Bangkok Reclaims its Streets: Walkway Project Sparks Global Urbanism Shift
Beyond congestion: Bangkok’s walkway signals a global push for people-centered cities prioritizing walkability and human connection over cars.
Bangkok’s Saen Saep Canal walkway — 47.5 kilometers promising to stitch neighborhoods together, ease gridlock, and even boost street food sales — sounds like a nice local story. It is not. It’s a skirmish in the global war for the soul of the city, a repudiation of the brutal mid-20th century consensus that the future belonged to the automobile. This project highlights how urban design doesn’t just shape skylines; it sculpts our lives, our health, and the very possibility of human connection.
The Bangkok Post reports that locals are already feeling the difference. “Before, people rarely walked here. Now, I see students and office workers using the path every day.” This isn’t just anecdotal; it’s a revelation. It suggests that beneath layers of concrete and car exhaust, there’s a deep-seated longing for human-scaled environments, for places where walking is a default choice, not a death wish. The addition of lighting, wheelchair ramps, and bicycle access speaks to a commitment to inclusive urbanism, a crucial corrective to decades of planning that favored a privileged few.
This isn’t simply about laying concrete beside a canal. It’s about inverting decades of ingrained priorities. Bangkok, like so many metropolises, became a monument to the automobile. Neighborhoods were bisected by highways, pedestrian infrastructure became an afterthought, and public space—the very connective tissue of a city—atrophied. But there’s a deeper, often unspoken, truth here: car-centric planning wasn’t simply a technical choice; it was a social and economic one, favoring suburban expansion and private transportation over dense, equitable urban cores. The predictable result: intensified inequality and environmental degradation.
Consider the historical context. In the 1960s, Bangkok’s planners, seduced by the promise of American-style freeways, embarked on ambitious road-building projects. These projects, often financed by international loans, cemented the car’s dominance and unintentionally laid the groundwork for the paralyzing congestion that plagues the city today. Today, Bangkok’s population density exceeds 5,500 per square kilometer, turning every rush hour into a slow-motion crisis. According to a 2023 study by IQAir, Bangkok consistently ranks among the world’s most polluted cities. The Saen Saep Canal, once a bustling commercial waterway, had become a symbol of neglect, a dumping ground reflecting the city’s deeper environmental woes. Reclaiming it is not just beautification; it’s a reclamation of urban potential.

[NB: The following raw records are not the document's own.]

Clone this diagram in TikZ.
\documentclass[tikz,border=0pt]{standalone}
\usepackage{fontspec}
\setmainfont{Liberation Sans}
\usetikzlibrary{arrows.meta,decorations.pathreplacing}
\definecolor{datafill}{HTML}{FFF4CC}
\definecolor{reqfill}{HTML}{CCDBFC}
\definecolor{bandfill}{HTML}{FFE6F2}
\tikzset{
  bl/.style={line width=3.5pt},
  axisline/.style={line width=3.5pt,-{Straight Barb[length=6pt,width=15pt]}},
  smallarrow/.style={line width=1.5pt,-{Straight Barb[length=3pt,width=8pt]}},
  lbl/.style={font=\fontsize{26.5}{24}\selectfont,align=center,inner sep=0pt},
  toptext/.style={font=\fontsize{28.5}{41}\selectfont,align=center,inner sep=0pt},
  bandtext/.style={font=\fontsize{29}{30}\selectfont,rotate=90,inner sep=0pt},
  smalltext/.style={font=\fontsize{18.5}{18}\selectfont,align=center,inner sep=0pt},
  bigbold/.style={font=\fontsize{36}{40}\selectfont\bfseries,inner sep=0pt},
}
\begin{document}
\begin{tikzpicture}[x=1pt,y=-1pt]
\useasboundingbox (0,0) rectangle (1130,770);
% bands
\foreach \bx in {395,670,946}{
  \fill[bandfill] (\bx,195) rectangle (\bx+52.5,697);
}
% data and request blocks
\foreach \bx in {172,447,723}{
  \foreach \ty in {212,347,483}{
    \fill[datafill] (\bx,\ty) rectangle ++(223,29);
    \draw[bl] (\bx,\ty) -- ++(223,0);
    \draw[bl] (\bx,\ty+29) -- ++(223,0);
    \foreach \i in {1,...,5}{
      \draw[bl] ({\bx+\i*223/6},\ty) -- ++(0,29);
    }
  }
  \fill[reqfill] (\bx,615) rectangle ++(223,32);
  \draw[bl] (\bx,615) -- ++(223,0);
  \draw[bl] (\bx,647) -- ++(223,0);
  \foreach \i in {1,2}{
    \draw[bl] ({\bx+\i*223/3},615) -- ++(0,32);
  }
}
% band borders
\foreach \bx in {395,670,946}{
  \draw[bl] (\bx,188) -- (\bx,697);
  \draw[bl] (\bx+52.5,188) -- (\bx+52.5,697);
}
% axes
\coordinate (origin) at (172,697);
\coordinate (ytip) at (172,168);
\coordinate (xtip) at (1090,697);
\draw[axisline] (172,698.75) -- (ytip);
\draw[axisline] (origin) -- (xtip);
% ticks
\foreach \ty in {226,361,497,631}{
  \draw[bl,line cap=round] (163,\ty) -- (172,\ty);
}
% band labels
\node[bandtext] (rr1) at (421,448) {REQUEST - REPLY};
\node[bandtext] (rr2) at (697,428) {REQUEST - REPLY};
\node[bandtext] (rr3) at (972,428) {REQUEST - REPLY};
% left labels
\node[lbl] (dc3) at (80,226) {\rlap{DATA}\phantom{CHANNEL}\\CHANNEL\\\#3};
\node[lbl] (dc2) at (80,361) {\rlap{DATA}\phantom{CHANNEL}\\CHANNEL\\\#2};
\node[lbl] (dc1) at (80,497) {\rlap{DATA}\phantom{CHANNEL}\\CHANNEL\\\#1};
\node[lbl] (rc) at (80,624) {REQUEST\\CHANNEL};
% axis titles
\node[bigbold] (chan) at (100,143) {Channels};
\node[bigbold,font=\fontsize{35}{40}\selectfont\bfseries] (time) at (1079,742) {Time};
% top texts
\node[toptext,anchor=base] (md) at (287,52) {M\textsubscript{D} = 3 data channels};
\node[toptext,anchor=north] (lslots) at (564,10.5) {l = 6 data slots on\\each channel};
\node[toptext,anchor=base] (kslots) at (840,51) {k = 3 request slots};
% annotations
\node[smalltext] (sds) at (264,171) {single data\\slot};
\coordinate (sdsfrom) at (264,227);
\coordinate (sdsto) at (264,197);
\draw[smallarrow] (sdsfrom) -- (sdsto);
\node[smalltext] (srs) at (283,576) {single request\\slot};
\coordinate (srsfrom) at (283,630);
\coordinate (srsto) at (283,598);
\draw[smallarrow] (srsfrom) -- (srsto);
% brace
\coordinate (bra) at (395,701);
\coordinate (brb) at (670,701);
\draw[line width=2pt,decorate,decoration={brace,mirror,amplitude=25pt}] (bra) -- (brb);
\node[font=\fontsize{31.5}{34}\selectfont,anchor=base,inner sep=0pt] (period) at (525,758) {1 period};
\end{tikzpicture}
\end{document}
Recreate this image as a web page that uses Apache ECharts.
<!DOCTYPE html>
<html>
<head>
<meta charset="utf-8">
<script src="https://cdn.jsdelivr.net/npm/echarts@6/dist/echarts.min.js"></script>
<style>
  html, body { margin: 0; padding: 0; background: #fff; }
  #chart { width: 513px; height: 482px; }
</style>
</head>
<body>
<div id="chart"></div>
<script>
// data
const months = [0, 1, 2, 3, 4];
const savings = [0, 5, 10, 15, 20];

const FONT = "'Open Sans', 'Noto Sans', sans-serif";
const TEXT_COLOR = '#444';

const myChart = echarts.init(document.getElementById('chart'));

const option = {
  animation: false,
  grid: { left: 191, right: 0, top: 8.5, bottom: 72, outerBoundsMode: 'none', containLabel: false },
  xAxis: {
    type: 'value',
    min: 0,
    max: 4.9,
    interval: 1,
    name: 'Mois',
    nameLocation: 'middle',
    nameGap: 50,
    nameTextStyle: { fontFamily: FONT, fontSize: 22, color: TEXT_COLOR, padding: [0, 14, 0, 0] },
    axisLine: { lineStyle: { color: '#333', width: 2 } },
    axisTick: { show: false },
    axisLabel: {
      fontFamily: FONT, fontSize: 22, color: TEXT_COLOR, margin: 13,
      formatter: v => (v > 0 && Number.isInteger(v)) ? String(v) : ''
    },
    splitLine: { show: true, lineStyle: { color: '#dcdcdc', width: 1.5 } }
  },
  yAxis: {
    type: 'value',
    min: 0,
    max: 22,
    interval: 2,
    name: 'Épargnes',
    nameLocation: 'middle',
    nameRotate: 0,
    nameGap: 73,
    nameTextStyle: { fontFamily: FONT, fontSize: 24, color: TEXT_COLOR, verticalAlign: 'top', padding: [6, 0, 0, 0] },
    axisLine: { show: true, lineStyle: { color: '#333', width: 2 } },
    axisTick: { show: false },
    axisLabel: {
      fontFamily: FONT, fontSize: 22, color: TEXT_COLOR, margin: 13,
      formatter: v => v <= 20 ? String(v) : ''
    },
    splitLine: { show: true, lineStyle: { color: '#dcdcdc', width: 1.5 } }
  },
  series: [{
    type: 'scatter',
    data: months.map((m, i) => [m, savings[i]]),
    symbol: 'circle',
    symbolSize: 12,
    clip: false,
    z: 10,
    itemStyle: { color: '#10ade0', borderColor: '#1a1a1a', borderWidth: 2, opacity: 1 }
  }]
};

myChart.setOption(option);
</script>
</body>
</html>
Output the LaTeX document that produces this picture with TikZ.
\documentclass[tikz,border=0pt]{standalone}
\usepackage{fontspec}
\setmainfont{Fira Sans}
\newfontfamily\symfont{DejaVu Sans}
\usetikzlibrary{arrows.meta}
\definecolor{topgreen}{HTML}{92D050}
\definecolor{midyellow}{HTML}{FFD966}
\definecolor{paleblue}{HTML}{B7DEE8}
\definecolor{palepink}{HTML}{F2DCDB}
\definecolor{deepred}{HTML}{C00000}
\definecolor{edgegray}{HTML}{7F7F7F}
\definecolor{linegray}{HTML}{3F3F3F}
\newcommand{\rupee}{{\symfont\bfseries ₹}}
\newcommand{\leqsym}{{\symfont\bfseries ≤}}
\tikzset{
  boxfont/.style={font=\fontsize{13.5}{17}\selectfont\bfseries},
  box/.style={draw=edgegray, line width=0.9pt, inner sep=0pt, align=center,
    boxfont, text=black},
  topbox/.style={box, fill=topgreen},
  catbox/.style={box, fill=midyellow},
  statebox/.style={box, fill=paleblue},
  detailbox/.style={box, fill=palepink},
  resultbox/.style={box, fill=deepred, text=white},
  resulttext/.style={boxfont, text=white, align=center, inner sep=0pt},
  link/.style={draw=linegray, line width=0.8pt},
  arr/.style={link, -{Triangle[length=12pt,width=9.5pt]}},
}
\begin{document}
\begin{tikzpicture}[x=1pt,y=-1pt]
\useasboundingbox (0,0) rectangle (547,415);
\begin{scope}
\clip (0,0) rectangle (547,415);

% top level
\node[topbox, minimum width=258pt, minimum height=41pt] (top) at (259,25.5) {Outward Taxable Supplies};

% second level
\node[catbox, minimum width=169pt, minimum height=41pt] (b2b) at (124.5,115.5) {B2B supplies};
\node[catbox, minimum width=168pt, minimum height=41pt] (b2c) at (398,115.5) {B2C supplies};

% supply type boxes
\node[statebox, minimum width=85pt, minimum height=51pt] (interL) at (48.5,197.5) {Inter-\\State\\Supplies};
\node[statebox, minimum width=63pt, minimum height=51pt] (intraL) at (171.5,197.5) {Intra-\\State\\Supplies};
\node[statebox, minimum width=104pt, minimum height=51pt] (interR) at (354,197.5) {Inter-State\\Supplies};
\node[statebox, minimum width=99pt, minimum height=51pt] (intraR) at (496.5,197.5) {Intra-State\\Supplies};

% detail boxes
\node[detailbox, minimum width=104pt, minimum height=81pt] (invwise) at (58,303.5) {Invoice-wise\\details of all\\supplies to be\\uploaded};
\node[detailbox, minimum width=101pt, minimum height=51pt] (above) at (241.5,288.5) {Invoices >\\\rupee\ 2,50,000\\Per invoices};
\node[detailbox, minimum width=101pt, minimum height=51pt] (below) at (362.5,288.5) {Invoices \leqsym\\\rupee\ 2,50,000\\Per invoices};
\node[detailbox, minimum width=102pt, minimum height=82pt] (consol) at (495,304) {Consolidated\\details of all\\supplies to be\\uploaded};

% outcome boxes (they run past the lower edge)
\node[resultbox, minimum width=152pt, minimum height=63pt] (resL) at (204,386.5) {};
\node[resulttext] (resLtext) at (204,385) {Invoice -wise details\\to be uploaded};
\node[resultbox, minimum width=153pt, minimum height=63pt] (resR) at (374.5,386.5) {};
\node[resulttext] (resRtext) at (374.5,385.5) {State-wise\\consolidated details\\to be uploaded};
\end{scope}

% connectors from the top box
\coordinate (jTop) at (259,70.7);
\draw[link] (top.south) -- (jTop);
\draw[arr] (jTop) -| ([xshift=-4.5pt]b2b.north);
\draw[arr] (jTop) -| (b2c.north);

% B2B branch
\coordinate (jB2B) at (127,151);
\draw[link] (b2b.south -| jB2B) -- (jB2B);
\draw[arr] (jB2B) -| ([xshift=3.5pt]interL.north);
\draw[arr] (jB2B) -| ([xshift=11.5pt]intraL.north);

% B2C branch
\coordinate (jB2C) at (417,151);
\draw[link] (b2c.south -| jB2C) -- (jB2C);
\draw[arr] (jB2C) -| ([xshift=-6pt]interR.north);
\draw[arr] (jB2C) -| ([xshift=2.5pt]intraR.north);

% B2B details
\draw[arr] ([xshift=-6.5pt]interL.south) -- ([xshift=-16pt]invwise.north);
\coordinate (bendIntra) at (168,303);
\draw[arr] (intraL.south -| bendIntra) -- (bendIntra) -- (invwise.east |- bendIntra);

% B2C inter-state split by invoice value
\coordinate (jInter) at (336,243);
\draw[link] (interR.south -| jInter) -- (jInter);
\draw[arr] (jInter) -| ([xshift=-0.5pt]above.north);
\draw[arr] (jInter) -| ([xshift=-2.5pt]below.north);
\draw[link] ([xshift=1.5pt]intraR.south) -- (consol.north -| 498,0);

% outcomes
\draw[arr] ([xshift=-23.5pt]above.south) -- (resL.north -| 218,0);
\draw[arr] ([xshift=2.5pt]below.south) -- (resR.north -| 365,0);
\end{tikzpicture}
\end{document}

The true test of the Saen Saep walkway lies in its connectivity. The city aims to integrate the path with major transport systems by 2027, including the MRT, BTS, and ferry piers. This embrace of multimodality—walking, cycling, public transit—is essential. As urbanist Jeff Speck writes in “Walkable City,” “walkability is the key ingredient to urban success,” but he also stresses that walkability doesn’t exist in a vacuum. It demands a dense, mixed-use environment and seamless integration with public transit to truly flourish. Without that holistic approach, even the best-intentioned walkway risks becoming an isolated amenity, not a catalyst for systemic change.
The long-term implications of projects like the Saen Saep walkway are profound, but they are not predetermined. Bangkok can reduce its carbon footprint, improve public health, and foster a stronger sense of community, but only if this project signals a deeper shift in urban philosophy. The challenge isn’t just building walkways; it’s dismantling the policies and ingrained assumptions that made them necessary in the first place. It’s a recognition that the best cities aren’t those that move cars efficiently, but those that enable human flourishing, one step—or pedal stroke—at a time.